McMillan’s writing is characterized by wit, warmth, and wisdom, and her oeuvre brought new visibility to a perspective sorely lacking in the publishing world. Her novels tell the stories of complex Black women navigating romance, personal relationships, family drama, high-powered careers, and new stages of life. McMillan says she likes writing stories where characters have to own up to their faults and self-inflicted troubles — “there’s something that you have to do to improve the quality of your life and how you feel and think and respect others.”
“It’s not me forcing a character to turn a corner,” she said. “I try to write realistic stories about realistic people going through realistic things. Sometimes [their actions] work, sometimes they don’t.”
“I like it when I put characters in situations where there’s something about their behavior that is going to have to change, they’re going to be tested,” she elaborated. Her characters have to reassess their thoughts and feelings and actions and realize that the world doesn’t revolve around them, and that it’s okay to reach out to someone for help.
McMillan hit the literary scene in 1987 with her debut novel, “Mama,” and her star only rose from there. All 10 of her novels, including this year’s “It’s Not All Downhill From Here,” have been New York Times bestsellers. “Waiting to Exhale” (1992) and “How Stella Got Her Groove Back” (1996) were made into films, and “Disappearing Acts” (1989) and “A Day Late and a Dollar Short” (2001) became made-for-television movies. McMillan also edited 1990’s “Breaking Ice: An Anthology of Contemporary African-American Fiction” and authored a 2006 advice book for incoming college students.
One of the core questions motivating her is “How do we all get along?” We’re all human beings, she said, “and we just want to be healthy and live and love and ride this whole wave so that we leave at least something behind that’s good.” The current times, however, both frustrate and motivate those questions. “I’m just tired of all the hatred. I’m just sick of it,” she added. “This is not what we’re here for. I don’t understand what good can come out of being so divisive. I don’t get it.”
“The bottom line is we want to be better,” she said. “We want to be more humane and more civil and more empathetic. To me, that is what this is really about.”

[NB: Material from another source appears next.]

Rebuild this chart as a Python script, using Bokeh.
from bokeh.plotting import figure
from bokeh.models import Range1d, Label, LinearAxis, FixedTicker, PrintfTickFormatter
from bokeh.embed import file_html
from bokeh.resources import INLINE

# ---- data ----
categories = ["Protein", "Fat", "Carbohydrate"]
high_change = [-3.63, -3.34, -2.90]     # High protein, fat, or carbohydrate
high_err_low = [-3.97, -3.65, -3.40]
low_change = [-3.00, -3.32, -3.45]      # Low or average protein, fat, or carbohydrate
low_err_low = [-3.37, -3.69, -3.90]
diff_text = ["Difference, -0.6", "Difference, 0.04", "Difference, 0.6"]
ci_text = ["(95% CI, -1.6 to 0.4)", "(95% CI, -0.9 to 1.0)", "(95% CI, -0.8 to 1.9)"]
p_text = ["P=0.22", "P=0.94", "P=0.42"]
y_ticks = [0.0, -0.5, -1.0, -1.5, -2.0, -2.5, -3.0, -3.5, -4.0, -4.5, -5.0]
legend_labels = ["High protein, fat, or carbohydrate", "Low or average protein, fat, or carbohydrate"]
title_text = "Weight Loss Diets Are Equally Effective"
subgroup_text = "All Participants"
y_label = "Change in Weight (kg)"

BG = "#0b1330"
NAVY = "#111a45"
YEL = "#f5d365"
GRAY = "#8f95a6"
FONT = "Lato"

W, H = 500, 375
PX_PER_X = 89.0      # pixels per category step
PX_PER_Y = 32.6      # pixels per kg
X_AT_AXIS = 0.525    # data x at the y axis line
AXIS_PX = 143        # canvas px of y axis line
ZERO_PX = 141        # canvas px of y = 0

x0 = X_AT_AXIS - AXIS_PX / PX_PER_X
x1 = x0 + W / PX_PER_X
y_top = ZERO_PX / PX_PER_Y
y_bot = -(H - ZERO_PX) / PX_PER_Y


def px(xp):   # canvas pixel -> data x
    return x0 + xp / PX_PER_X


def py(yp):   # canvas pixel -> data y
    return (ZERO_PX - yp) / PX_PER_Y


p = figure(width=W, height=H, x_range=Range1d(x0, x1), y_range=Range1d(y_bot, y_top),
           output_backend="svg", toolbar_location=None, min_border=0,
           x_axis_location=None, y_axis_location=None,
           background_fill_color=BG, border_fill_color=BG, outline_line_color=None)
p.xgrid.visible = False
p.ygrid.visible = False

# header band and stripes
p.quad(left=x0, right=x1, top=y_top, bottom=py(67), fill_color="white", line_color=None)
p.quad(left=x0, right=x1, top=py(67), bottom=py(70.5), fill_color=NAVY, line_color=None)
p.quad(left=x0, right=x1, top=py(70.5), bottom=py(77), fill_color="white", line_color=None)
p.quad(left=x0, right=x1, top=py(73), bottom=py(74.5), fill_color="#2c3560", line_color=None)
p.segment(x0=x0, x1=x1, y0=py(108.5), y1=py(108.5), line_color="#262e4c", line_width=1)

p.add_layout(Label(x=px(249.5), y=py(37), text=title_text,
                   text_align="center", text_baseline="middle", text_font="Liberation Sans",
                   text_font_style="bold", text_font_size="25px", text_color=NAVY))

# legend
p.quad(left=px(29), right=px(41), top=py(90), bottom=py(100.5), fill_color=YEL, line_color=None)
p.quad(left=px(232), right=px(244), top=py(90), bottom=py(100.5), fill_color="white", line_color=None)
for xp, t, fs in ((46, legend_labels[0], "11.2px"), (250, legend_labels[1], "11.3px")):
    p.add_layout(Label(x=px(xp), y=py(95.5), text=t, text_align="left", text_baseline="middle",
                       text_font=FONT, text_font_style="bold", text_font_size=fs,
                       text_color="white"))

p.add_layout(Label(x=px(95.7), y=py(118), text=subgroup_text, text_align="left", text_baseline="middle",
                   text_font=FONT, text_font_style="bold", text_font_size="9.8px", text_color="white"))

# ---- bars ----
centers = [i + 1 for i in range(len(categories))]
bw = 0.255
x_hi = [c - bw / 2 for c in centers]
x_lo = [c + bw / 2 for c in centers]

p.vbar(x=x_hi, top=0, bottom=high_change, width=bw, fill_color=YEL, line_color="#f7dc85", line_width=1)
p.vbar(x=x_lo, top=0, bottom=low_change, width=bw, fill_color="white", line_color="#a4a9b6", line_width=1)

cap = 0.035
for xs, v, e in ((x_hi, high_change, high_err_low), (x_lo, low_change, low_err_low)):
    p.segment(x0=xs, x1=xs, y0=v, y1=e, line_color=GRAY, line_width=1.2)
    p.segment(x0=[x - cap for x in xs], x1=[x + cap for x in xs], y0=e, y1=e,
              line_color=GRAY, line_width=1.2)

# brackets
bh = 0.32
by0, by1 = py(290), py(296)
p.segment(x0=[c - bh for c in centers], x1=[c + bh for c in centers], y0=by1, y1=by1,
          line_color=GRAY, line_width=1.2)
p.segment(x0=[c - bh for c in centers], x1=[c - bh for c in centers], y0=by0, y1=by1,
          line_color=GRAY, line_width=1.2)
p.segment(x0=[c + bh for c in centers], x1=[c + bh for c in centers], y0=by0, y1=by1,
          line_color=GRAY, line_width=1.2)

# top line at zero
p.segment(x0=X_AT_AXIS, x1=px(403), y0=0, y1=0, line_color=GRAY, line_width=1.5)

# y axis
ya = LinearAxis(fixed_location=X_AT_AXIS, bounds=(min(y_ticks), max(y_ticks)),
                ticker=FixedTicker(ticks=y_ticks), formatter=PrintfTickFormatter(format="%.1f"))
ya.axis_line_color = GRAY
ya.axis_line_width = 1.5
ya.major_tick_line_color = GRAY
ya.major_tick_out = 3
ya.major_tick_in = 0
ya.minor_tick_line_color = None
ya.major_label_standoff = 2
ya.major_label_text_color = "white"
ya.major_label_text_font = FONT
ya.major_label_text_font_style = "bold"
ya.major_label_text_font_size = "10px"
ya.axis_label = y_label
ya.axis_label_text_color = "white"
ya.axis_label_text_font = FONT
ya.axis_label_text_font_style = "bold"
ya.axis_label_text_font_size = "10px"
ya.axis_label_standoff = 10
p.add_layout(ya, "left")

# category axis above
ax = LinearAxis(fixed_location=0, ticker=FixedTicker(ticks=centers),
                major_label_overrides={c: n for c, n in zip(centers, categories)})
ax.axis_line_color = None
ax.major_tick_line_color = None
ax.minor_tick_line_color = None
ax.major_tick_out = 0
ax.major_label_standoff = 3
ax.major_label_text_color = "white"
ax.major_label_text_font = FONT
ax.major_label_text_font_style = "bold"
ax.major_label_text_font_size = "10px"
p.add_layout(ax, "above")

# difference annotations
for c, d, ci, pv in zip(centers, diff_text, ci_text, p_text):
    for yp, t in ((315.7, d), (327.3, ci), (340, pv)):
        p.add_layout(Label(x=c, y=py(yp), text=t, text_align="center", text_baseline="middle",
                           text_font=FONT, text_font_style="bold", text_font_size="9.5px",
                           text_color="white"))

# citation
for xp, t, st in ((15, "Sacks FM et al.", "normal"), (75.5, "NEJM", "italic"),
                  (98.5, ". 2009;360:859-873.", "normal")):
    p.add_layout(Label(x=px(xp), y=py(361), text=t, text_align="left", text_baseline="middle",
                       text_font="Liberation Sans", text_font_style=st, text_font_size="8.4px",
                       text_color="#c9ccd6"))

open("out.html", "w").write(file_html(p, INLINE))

McMillan is now at work on another novel — her eleventh — but said she had gone cold for a bit during the pandemic and in the wake of George Floyd’s death and the following racial-justice protests. The pandemic “has been so in-your-face” and infuses seemingly every conversation and action. Maintaining self-awareness of how much it affects her and her work has been a constant challenge. “The story that I was in the process of telling is still important to me and these characters’ lives,” she said, “and I don’t want to add something to what it is they’re experiencing by trying to take advantage of COVID and all this because it shifts the focus, and I don’t want to shift the focus.”
While the word “wisdom” pops up in many book reviews and profiles, McMillan insists she’s not trying to be didactic. “I’m in the same boat as everybody else,” she said. “As a human being, I know I am flawed. And I can give some of my problems to my characters, and so far, I think I’m on book 11 and I haven’t run out of them yet,” she laughed.
Yet McMillan’s work feels increasingly needed during a year whose shocks, struggles, and pains continue to mount unabated.
“The beauty about writing,” she said, is, “to be able to tell a story about human beings that are going through something that’s difficult and often unexpected or sometimes self-inflicted. … You can tell a story to help, at least for me as a writer, to try to understand how all this stuff happens and why it happens and why it’s so hard.”
“And without judging,” she added. “At least I try not to judge.”